En 1895, Donat est décédé. Guillermain, dernier propriétaire en titre de Cîteaux, est fort âgé. Bérerd, précédemment Supérieur, a été désavoué par le prédécesseur de l’évêque régnant. Qui dirige la congrégation, ou ce qu’il en reste ? Cœur en a la direction de fait, malgré les manœuvres de Mgr Oury, avec le soutien des membres de la société laïque stéphanoise. Mais est-il plus que le mandataire de Guillermain ? Quelques éléments, ténus, permettent de le supposer.
En 1878, un notable de Montevideo, Jackson, propose à Donat un domaine pour établir une colonie agricole en Uruguay 812 . Il n’est pas certain que la congrégation ait véritablement pris la mesure de la tâche demandée, ni surtout se soit donné les moyens de la mener à bien. Plusieurs lettres conservées dans les papiers du père Cœur 813 dénotent un certain abandon de la propriété en 1896 : il y a cinq frères ou prêtres et six religieuses, apparemment pas d’enfants, et le domaine n’est peu ou pas mis en valeur. A la fin de cette année, la propriété est même enlevée à la société de Saint-Joseph par les héritiers du donateur, et remise aux Salésiens, déjà présents à Montevideo depuis plusieurs années et qui y ont installé une école d’Arts et Métiers 814 .
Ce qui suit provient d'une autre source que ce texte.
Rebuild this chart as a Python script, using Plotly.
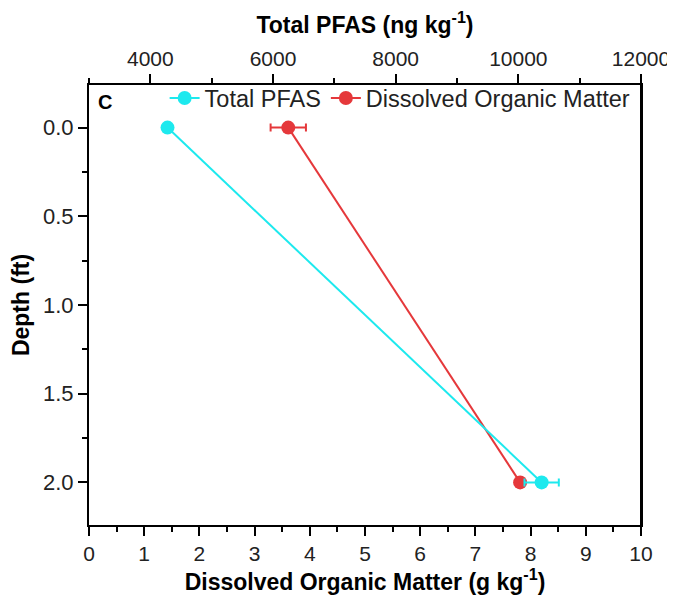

Visiblement, le manque de dynamisme de la congrégation sur place 815 et sa difficulté à présenter aux autorités ecclésiastiques locales une organisation claire (qui est supérieur, quelles sont les règles de l’ordre…) ne la font pas prendre très au sérieux, alors que les Salésiens de Don Bosco, arrivés après elle, ont développé une école qui fonctionne fort bien.
D’autres espoirs s’offrent cependant sur place : la société charitable qui a confié une crèche aux sœurs, à Buenos Ayres, envisage à nouveau d’ouvrir une maison d’Arts et Métiers (tailleurs, cordonniers, menuisiers) et souhaite la confier à la congrégation 816 ; il est également question de poursuivre la formation de deux étudiants pour fournir quelques années plus tard deux nouveaux prêtres à la société 817 .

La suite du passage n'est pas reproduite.